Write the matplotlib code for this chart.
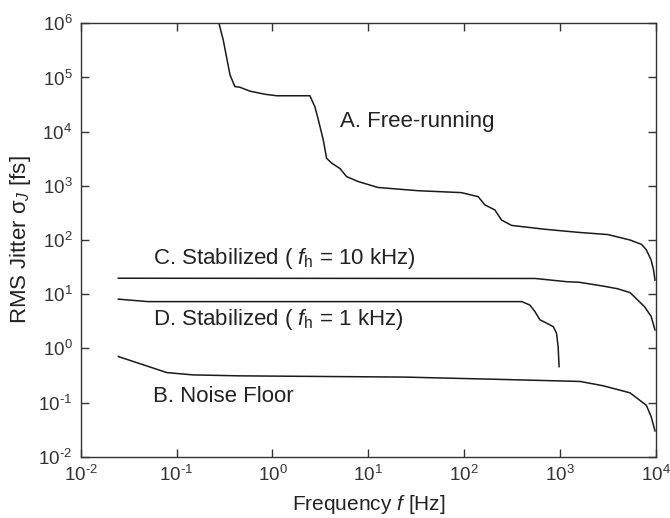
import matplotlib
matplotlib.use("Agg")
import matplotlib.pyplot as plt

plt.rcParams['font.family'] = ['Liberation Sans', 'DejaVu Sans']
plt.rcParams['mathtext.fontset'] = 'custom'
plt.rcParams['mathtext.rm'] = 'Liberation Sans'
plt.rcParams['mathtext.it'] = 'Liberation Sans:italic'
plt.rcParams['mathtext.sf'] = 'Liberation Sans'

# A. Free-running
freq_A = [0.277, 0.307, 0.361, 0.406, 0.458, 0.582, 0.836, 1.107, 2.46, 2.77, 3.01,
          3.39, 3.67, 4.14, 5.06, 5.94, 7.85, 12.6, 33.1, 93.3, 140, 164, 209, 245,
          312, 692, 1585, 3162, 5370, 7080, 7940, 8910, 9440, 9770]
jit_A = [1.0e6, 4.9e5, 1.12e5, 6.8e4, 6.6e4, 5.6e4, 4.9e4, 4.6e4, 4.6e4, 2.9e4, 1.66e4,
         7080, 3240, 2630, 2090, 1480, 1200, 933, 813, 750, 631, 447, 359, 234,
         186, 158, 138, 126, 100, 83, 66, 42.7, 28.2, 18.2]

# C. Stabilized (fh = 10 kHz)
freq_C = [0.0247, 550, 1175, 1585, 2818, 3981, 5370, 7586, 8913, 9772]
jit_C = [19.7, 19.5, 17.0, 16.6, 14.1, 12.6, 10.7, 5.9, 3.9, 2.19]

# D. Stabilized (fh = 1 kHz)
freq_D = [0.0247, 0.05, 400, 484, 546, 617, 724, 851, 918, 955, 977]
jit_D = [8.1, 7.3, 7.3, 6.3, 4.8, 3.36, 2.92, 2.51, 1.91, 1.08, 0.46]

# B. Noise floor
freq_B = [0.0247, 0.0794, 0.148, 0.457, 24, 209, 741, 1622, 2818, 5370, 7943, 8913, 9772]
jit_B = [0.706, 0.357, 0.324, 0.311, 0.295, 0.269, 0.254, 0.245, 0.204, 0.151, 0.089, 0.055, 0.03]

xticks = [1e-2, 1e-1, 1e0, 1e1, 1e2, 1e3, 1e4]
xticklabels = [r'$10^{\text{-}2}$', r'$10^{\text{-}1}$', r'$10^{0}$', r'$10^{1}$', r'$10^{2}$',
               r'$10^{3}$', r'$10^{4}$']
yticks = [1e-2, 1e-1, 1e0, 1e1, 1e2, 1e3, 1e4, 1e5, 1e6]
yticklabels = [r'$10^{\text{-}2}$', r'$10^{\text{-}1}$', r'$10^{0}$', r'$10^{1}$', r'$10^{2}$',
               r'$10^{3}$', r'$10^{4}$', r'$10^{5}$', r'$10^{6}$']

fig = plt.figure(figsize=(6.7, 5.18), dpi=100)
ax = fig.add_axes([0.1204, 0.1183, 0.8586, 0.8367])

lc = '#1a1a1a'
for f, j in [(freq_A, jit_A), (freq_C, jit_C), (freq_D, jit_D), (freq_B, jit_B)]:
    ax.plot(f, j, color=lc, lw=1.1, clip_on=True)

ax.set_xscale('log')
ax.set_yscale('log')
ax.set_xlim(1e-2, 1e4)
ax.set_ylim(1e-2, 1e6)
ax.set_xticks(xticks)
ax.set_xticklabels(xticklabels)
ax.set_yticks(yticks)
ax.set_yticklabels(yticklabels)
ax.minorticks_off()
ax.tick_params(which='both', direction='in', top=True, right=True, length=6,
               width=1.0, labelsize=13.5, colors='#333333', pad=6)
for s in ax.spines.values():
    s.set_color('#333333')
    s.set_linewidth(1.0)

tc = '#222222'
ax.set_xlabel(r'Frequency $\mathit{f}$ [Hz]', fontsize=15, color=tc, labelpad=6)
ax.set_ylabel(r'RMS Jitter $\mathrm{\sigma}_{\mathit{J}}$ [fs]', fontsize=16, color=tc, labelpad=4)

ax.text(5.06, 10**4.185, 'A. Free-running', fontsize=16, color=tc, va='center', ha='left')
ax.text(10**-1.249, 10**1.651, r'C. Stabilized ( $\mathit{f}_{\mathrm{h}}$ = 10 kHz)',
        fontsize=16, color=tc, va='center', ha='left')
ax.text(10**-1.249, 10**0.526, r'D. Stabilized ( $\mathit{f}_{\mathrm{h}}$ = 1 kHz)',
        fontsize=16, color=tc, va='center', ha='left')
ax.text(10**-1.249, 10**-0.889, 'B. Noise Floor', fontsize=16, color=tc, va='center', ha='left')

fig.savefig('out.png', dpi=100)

--

TASK PROMPT >> Look at the listing and set down only the lines from its start through the line with "import matplotlib.pyplot as plt", word for word and without pictures.

RESULT FOR THIS EXERCISE >>
Write the matplotlib code for this chart.
import matplotlib
matplotlib.use("Agg")
import matplotlib.pyplot as plt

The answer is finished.